### INSTRUCTION
Isolate every line in the data with the string "this" and copy it.

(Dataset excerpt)
## START

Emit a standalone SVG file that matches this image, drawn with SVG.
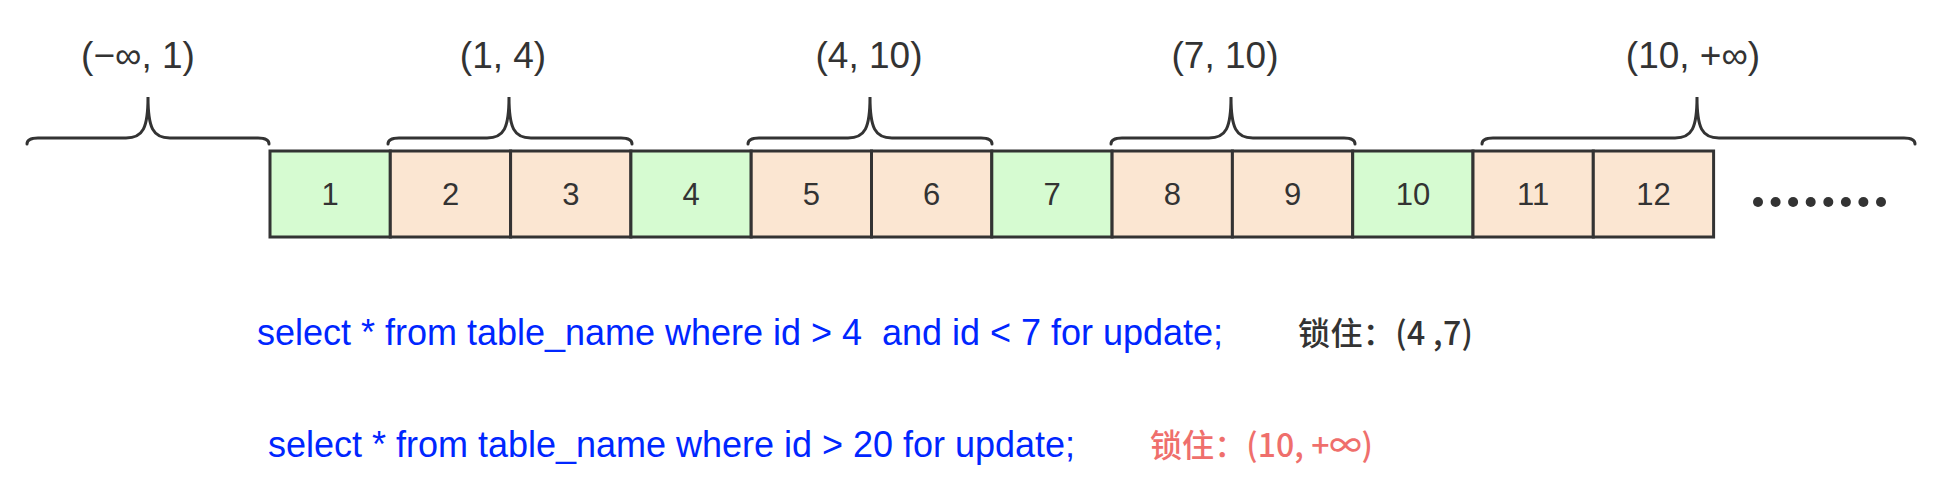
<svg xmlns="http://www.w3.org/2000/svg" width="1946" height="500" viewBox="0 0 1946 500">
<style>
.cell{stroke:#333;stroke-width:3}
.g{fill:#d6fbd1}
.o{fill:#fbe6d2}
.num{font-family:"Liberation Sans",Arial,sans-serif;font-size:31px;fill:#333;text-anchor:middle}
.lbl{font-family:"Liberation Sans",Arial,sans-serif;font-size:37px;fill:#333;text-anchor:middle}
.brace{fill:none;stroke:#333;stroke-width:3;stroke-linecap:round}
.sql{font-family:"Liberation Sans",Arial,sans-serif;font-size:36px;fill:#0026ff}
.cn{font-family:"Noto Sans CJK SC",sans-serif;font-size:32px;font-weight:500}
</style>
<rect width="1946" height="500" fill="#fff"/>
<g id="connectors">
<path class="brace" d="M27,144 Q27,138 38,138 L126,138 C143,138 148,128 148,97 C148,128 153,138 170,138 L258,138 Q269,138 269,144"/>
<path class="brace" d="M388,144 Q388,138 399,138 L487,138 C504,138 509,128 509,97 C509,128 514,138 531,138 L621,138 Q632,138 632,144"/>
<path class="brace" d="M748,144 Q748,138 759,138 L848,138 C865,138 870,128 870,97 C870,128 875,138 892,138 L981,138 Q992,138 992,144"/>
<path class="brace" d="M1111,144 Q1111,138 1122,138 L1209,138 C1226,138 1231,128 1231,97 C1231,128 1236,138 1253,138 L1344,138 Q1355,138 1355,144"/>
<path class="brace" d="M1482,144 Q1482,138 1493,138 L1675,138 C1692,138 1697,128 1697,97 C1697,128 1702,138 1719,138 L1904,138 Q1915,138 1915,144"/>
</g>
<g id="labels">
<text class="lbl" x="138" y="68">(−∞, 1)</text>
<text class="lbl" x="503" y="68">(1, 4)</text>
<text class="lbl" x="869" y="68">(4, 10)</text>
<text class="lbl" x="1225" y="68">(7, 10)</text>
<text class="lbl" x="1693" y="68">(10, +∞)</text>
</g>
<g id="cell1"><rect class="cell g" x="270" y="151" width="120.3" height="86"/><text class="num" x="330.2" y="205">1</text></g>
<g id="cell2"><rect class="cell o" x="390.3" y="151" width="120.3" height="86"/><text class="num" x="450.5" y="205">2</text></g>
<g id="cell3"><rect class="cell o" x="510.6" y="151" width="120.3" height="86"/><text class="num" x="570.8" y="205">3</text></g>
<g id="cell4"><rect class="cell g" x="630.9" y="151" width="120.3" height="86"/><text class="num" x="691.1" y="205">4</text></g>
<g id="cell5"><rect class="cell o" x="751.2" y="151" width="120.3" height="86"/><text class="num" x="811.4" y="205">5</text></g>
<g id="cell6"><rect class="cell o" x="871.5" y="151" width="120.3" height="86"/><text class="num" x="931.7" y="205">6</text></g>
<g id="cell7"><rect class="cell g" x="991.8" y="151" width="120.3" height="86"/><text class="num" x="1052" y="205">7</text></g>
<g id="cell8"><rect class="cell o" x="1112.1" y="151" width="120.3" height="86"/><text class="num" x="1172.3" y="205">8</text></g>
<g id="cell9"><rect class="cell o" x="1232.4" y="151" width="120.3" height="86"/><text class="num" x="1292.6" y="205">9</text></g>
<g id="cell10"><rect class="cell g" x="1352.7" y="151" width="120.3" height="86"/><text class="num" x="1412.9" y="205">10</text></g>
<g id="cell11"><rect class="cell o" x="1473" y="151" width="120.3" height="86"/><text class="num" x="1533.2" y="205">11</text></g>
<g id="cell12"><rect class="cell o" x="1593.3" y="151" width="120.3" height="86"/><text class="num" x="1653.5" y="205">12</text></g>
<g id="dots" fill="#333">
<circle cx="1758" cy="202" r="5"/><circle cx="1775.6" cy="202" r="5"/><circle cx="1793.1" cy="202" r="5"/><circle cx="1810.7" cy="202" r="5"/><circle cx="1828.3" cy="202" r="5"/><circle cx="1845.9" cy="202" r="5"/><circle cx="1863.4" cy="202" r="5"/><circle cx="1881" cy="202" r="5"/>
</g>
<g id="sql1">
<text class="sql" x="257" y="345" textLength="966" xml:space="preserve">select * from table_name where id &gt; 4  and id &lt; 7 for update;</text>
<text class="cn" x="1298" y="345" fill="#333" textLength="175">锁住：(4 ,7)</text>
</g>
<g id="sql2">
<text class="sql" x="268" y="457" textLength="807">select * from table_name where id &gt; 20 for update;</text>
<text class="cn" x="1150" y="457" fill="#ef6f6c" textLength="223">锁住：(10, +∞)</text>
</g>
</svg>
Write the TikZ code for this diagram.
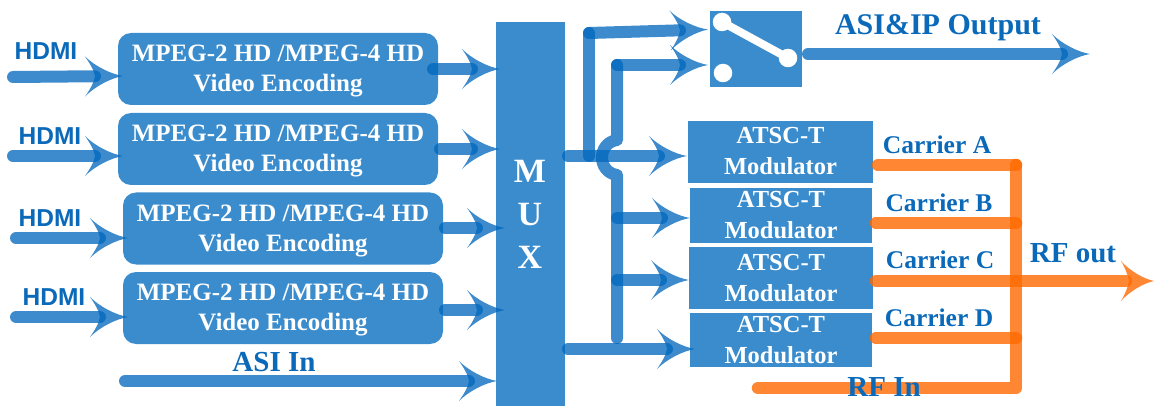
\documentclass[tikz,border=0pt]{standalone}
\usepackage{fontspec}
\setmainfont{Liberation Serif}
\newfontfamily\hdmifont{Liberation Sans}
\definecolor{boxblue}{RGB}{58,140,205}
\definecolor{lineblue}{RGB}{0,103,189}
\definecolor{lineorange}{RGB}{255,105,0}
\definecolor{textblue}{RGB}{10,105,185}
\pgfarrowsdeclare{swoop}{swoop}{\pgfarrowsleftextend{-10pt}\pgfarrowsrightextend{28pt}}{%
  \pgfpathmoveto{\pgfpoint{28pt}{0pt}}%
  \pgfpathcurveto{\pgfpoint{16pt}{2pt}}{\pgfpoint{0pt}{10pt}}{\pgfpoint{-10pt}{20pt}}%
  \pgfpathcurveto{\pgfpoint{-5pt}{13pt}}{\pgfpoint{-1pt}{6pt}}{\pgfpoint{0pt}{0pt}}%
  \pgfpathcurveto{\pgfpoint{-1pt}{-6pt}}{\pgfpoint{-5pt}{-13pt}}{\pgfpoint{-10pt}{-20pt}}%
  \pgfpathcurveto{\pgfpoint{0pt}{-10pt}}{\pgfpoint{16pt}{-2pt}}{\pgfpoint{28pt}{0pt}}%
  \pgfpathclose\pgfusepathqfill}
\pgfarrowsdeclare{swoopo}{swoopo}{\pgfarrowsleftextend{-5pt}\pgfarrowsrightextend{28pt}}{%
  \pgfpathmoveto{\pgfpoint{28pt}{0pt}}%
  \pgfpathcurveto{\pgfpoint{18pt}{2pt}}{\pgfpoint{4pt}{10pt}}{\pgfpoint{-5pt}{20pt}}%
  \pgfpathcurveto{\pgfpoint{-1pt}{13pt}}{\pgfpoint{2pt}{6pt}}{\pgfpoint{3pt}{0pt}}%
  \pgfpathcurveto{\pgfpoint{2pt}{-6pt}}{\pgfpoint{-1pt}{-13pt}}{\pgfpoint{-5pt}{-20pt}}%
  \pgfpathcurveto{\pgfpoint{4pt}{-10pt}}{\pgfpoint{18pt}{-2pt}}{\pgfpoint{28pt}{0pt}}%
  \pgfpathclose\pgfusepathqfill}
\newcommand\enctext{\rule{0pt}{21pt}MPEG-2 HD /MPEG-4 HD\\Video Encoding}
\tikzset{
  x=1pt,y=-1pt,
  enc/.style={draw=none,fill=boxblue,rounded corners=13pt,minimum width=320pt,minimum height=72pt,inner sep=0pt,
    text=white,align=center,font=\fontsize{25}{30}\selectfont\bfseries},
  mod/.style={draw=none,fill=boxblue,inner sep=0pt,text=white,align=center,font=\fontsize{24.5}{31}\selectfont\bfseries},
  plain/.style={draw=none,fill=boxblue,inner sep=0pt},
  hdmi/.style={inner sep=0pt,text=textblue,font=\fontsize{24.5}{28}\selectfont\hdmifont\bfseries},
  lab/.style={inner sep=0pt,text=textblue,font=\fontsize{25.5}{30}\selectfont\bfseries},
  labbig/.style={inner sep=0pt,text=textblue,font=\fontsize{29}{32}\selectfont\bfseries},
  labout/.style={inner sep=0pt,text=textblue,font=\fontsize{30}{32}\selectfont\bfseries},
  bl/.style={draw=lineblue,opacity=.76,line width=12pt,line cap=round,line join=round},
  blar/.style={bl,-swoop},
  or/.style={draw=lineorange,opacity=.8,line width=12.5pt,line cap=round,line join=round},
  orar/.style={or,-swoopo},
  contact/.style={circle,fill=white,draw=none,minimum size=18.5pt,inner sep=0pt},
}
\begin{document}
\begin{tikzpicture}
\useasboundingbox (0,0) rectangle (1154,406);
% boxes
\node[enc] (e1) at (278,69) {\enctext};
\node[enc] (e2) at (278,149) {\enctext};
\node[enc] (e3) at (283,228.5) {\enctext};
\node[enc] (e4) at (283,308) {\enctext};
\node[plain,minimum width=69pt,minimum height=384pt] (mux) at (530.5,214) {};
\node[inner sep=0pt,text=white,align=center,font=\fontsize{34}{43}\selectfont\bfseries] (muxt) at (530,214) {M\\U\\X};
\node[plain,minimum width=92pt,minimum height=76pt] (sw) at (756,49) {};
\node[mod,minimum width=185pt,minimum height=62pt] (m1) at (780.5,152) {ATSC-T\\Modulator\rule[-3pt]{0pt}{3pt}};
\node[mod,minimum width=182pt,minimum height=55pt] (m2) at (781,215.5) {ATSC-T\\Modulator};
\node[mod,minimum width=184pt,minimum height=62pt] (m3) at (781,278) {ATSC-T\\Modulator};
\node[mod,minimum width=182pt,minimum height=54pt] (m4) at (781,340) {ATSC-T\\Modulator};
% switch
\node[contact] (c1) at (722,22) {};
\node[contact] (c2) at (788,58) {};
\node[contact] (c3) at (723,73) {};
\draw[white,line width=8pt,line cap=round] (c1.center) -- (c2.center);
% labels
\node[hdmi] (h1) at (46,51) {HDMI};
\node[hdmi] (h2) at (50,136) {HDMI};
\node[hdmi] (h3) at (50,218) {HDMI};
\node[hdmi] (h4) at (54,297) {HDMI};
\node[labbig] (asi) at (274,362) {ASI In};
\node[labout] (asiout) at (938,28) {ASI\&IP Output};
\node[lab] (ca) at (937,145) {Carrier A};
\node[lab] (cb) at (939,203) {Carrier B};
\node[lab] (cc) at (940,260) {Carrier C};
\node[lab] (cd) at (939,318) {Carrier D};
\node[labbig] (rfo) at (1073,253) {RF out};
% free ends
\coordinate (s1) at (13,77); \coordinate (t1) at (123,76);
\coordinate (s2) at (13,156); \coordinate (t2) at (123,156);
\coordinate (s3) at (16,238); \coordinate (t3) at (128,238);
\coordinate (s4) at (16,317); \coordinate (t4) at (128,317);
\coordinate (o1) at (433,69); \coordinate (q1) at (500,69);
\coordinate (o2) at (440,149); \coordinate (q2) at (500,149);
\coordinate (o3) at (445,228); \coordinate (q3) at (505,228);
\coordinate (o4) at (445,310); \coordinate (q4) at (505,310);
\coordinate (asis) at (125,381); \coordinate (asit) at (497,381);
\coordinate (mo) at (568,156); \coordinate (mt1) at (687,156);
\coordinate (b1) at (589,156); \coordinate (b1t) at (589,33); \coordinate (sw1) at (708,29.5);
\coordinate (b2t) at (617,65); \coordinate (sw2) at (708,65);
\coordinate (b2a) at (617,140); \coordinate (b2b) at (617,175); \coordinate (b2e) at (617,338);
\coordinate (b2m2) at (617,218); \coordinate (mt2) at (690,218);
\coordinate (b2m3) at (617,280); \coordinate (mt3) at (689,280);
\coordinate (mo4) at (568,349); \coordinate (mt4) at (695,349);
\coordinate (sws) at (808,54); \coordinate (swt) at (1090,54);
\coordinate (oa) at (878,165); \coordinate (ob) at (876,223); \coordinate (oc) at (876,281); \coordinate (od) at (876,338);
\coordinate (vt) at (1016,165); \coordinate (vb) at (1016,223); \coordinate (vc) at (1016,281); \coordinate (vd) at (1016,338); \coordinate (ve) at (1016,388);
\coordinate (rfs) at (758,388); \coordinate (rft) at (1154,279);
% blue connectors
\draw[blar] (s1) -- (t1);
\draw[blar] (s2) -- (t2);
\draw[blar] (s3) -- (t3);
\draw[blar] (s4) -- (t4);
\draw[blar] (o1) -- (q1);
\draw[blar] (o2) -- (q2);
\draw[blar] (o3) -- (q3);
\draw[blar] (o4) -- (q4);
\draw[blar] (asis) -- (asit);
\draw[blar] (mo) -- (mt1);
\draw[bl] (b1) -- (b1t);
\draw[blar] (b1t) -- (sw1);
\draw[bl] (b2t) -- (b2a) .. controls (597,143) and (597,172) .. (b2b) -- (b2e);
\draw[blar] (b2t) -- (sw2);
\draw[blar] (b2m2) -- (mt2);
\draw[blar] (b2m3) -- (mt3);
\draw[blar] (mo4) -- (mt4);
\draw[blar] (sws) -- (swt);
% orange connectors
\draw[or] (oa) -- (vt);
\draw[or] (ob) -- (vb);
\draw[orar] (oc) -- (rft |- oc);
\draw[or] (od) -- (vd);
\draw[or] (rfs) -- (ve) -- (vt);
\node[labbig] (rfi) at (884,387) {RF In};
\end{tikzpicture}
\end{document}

## END

### WRITTEN ANSWER
Emit a standalone SVG file that matches this image, drawn with SVG.
Write the TikZ code for this diagram.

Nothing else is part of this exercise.